* EXERCISE DIRECTIONS: Extract the lines of the material below, beginning with the first and ending with the line that holds "import pandas as pd". Skip every picture.

* INFORMATION SUPPLIED:
[Start]

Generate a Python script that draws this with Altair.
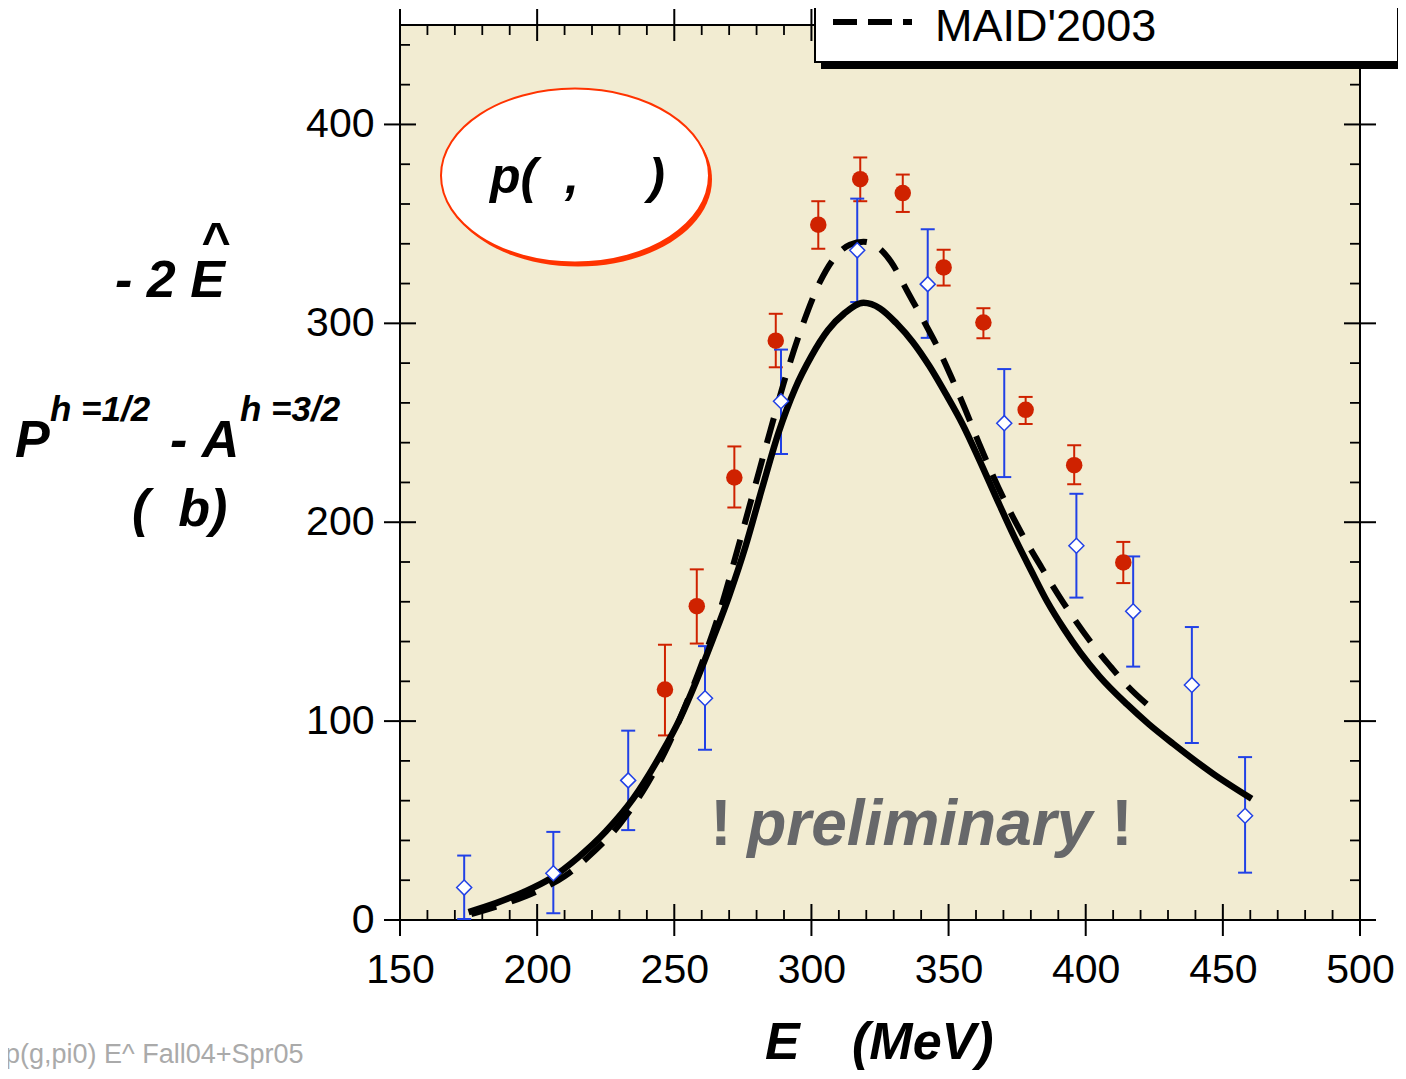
import altair as alt
import pandas as pd

# ---------------- data ----------------
red_x = [246.6, 258.2, 271.9, 287.0, 302.5, 317.8, 333.3, 348.2, 362.7, 378.1, 395.8, 413.7]
red_y = [115.9, 157.8, 222.5, 291.3, 349.6, 372.5, 365.5, 328.1, 300.4, 256.5, 228.7, 179.8]
red_lo = [92.8, 139.0, 207.4, 277.9, 337.5, 361.4, 356.0, 319.0, 292.5, 249.4, 219.1, 169.4]
red_hi = [138.4, 176.3, 238.1, 304.8, 361.4, 383.4, 374.8, 337.0, 307.6, 263.0, 238.7, 190.1]

blue_x = [173.4, 205.9, 233.2, 261.2, 288.9, 316.7, 342.4, 370.3, 396.6, 417.3, 438.7, 458.1]
blue_y = [16.3, 23.5, 70.2, 111.5, 260.8, 336.7, 319.7, 249.8, 188.2, 155.2, 118.2, 52.4]
blue_lo = [0.5, 3.4, 45.2, 85.6, 234.3, 310.7, 292.7, 222.7, 162.1, 127.4, 89.0, 23.8]
blue_hi = [32.4, 44.3, 95.2, 137.7, 286.8, 362.7, 347.3, 277.0, 214.3, 182.8, 147.3, 81.9]

solid_x = [175, 185, 195, 205, 215, 225, 235, 245, 252, 258, 264, 270, 276, 282, 288, 294,
           300, 306, 312, 319, 325, 331, 337, 343, 349, 355, 361, 367.5, 374, 380, 386, 392,
           398, 405, 415, 423, 432, 446.5, 460.5]
solid_y = [4, 8.5, 14, 21, 31.5, 44.5, 61, 83, 101, 120, 141, 163, 188, 217, 245, 267,
           283.5, 296.5, 305, 310.3, 307.5, 300, 290.5, 278.5, 264.5, 249.5, 232, 212, 192.5,
           176, 160, 146.5, 134.5, 122.5, 108.5, 98.5, 88.5, 73.5, 61]

maid_x = [176, 190, 200, 210, 220, 230, 240, 248, 255, 261, 267, 273, 279, 285, 291, 297,
          303, 309, 314, 319, 324, 329, 335, 341, 346, 351, 356, 361, 366, 372, 378, 384,
          390, 396, 402, 409, 415, 424]
maid_y = [3, 9, 14.5, 22, 33.5, 48, 68, 88.5, 111, 132.5, 157, 186, 216, 246, 275, 300,
          320.5, 334, 339.5, 341, 338.5, 331, 316, 301, 288, 273, 257, 240, 224, 206.5, 191,
          177, 163.5, 151, 139.5, 127.5, 118, 106.5]

x_major = [150, 200, 250, 300, 350, 400, 450, 500]
x_minor = [v for v in range(160, 500, 10) if v % 50]
y_major = [0, 100, 200, 300, 400]
y_minor = [v for v in range(20, 450, 20) if v % 100]

# ---------------- styling ----------------
RED = "#CF2200"
BLUE = "#2141E6"
BG = "#F2ECD2"
ORANGE = "#FF3300"
GRAY = "#67686A"
FONT = "Liberation Sans"
NB = "\u00a0"

W, H = 960, 895
xs = alt.Scale(domain=[150, 500], nice=False, zero=False)
ys = alt.Scale(domain=[0, 450], nice=False, zero=False)
AX = alt.Axis(values=x_major, ticks=False, tickSize=0, domain=False, grid=False,
              labelFontSize=41, labelFont=FONT, labelColor="black", labelPadding=62,
              labelBaseline="alphabetic", labelFlush=False, labelOverlap=False, title=None)
AY = alt.Axis(values=y_major, ticks=False, tickSize=0, domain=False, grid=False,
              labelFontSize=41, labelFont=FONT, labelColor="black", labelPadding=26,
              labelFlush=False, labelOverlap=False, title=None)


def X(f):
    return alt.X(f, type="quantitative", scale=xs, axis=AX)


def Y(f):
    return alt.Y(f, type="quantitative", scale=ys, axis=AY)


red_df = pd.DataFrame({"x": red_x, "y": red_y, "lo": red_lo, "hi": red_hi})
blue_df = pd.DataFrame({"x": blue_x, "y": blue_y, "lo": blue_lo, "hi": blue_hi})
solid_df = pd.DataFrame({"x": solid_x, "y": solid_y})
maid_df = pd.DataFrame({"x": maid_x, "y": maid_y})
one = pd.DataFrame({"k": [0]})

layers = []

# ticks (major cross the frame, minor inside)
xmaj = alt.Chart(pd.DataFrame({"v": x_major})).mark_rule(color="black", strokeWidth=2)
xmin = alt.Chart(pd.DataFrame({"v": x_minor})).mark_rule(color="black", strokeWidth=1.8)
ymaj = alt.Chart(pd.DataFrame({"v": y_major})).mark_rule(color="black", strokeWidth=2)
ymin = alt.Chart(pd.DataFrame({"v": y_minor})).mark_rule(color="black", strokeWidth=1.8)
layers += [
    xmaj.encode(x=X("v"), y=alt.value(H - 16), y2=alt.value(H + 16)),
    xmaj.encode(x=X("v"), y=alt.value(-16), y2=alt.value(16)),
    xmin.encode(x=X("v"), y=alt.value(H - 10), y2=alt.value(H)),
    xmin.encode(x=X("v"), y=alt.value(0), y2=alt.value(10)),
    ymaj.encode(y=Y("v"), x=alt.value(-16), x2=alt.value(16)),
    ymaj.encode(y=Y("v"), x=alt.value(W - 16), x2=alt.value(W + 16)),
    ymin.encode(y=Y("v"), x=alt.value(0), x2=alt.value(10)),
    ymin.encode(y=Y("v"), x=alt.value(W - 10), x2=alt.value(W)),
]

# error bars
for df, col in ((red_df, RED), (blue_df, BLUE)):
    layers.append(alt.Chart(df).mark_rule(color=col, strokeWidth=2).encode(
        x=X("x"), y=Y("lo"), y2=alt.Y2("hi")))
    for f in ("lo", "hi"):
        layers.append(alt.Chart(df).mark_tick(orient="horizontal", color=col, size=14,
                                              thickness=2, opacity=1).encode(x=X("x"), y=Y(f)))

# curves
layers.append(alt.Chart(maid_df).mark_line(color="black", strokeWidth=6, strokeDash=[26, 16],
                                           interpolate="monotone").encode(x=X("x"), y=Y("y")))
layers.append(alt.Chart(solid_df).mark_line(color="black", strokeWidth=6.5,
                                            interpolate="monotone").encode(x=X("x"), y=Y("y")))

# points
layers.append(alt.Chart(red_df).mark_point(shape="circle", filled=True, size=272, color=RED,
                                           opacity=1).encode(x=X("x"), y=Y("y")))
layers.append(alt.Chart(blue_df).mark_point(shape="diamond", filled=True, fill="white", stroke=BLUE,
                                            strokeWidth=1.5, size=225, opacity=1).encode(x=X("x"), y=Y("y")))

# ellipse annotation (in data coordinates)
ELL = ("M 1 0 C 1 0.3585 0.5523 0.649 0 0.649 C -0.5523 0.649 -1 0.3585 -1 0 "
       "C -1 -0.3585 -0.5523 -0.649 0 -0.649 C 0.5523 -0.649 1 -0.3585 1 0 Z")
ann = pd.DataFrame({"ex": [213.8], "ey": [374.3], "tx": [182.8], "ty": [365.7]})
layers.append(alt.Chart(ann).mark_point(shape=ELL, size=71824, filled=True, fill=ORANGE,
                                        strokeWidth=0, opacity=1, xOffset=3, yOffset=4)
              .encode(x=X("ex"), y=Y("ey")))
layers.append(alt.Chart(ann).mark_point(shape=ELL, size=71824, filled=True, fill="white",
                                        stroke=ORANGE, strokeWidth=2, opacity=1)
              .encode(x=X("ex"), y=Y("ey")))
layers.append(alt.Chart(ann).mark_text(font=FONT, fontSize=50, fontWeight="bold", fontStyle="italic",
                                       align="left", baseline="alphabetic", color="black")
              .encode(x=X("tx"), y=Y("ty"), text=alt.value("p(" + NB * 2 + "," + NB * 5 + ")")))

# preliminary
pre = pd.DataFrame({"x1": [267.0], "x2": [276.6], "x3": [413.2], "y": [37.8]})
layers.append(alt.Chart(pre).mark_text(font=FONT, fontSize=64, fontWeight="bold", align="center",
                                       baseline="alphabetic", color=GRAY)
              .encode(x=X("x1"), y=Y("y"), text=alt.value("!")))
layers.append(alt.Chart(pre).mark_text(font=FONT, fontSize=64, fontWeight="bold", fontStyle="italic",
                                       align="left", baseline="alphabetic", color=GRAY)
              .encode(x=X("x2"), y=Y("y"), text=alt.value("preliminary")))
layers.append(alt.Chart(pre).mark_text(font=FONT, fontSize=64, fontWeight="bold", align="center",
                                       baseline="alphabetic", color=GRAY)
              .encode(x=X("x3"), y=Y("y"), text=alt.value("!")))

# legend box (partially above the page, as in the reference)
layers.append(alt.Chart(one).mark_rect(fill="black").encode(
    x=alt.value(421), x2=alt.value(1006), y=alt.value(-30), y2=alt.value(44)))
layers.append(alt.Chart(one).mark_rect(fill="white", stroke="black", strokeWidth=2).encode(
    x=alt.value(415), x2=alt.value(998), y=alt.value(-30), y2=alt.value(37)))
layers.append(alt.Chart(one).mark_rule(color="black", strokeWidth=6, strokeDash=[24, 11]).encode(
    x=alt.value(433), x2=alt.value(512), y=alt.value(-3)))
layers.append(alt.Chart(one).mark_text(font=FONT, fontSize=45, align="left", baseline="alphabetic",
                                       color="black")
              .encode(x=alt.value(535), y=alt.value(16), text=alt.value("MAID'2003")))


def label(txt, px, py, size, italic=True, align="left", color="black", bold=True):
    kw = dict(font=FONT, fontSize=size, align=align, baseline="alphabetic", color=color)
    if bold:
        kw["fontWeight"] = "bold"
    if italic:
        kw["fontStyle"] = "italic"
    return alt.Chart(one).mark_text(**kw).encode(
        x=alt.value(px), y=alt.value(py), text=alt.value(txt))


# y-axis title pieces
layers += [
    label("-" + NB + "2" + NB + "E", -285, 272, 52),
    label("^", -184, 233, 50, italic=False, align="center"),
    label("P", -385, 432, 52),
    label("h =1/2", -350, 396, 35),
    label("-" + NB + "A", -230, 432, 52),
    label("h =3/2", -160, 396, 35),
    label("(" + NB * 2 + "b)", -268, 501, 52),
    # x-axis title
    label("E", 365, 1034, 52),
    label("(MeV)", 452, 1034, 52),
    # footnote
    label("p(g,pi0) E^ Fall04+Spr05", -395, 1038, 27, italic=False, bold=False, color="#AAAAAA"),
]

chart = alt.layer(*layers).properties(
    width=W, height=H,
    padding={"left": 392, "top": 17, "right": 38, "bottom": 150},
    autosize=alt.AutoSizeParams(type="none"),
    background="white",
).configure_view(fill=BG, stroke="black", strokeWidth=2)

chart.save("out.html", embed_options={"renderer": "svg", "actions": False})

[End]

* SOLUTION TO THE EXERCISE:
Generate a Python script that draws this with Altair.
import altair as alt
import pandas as pd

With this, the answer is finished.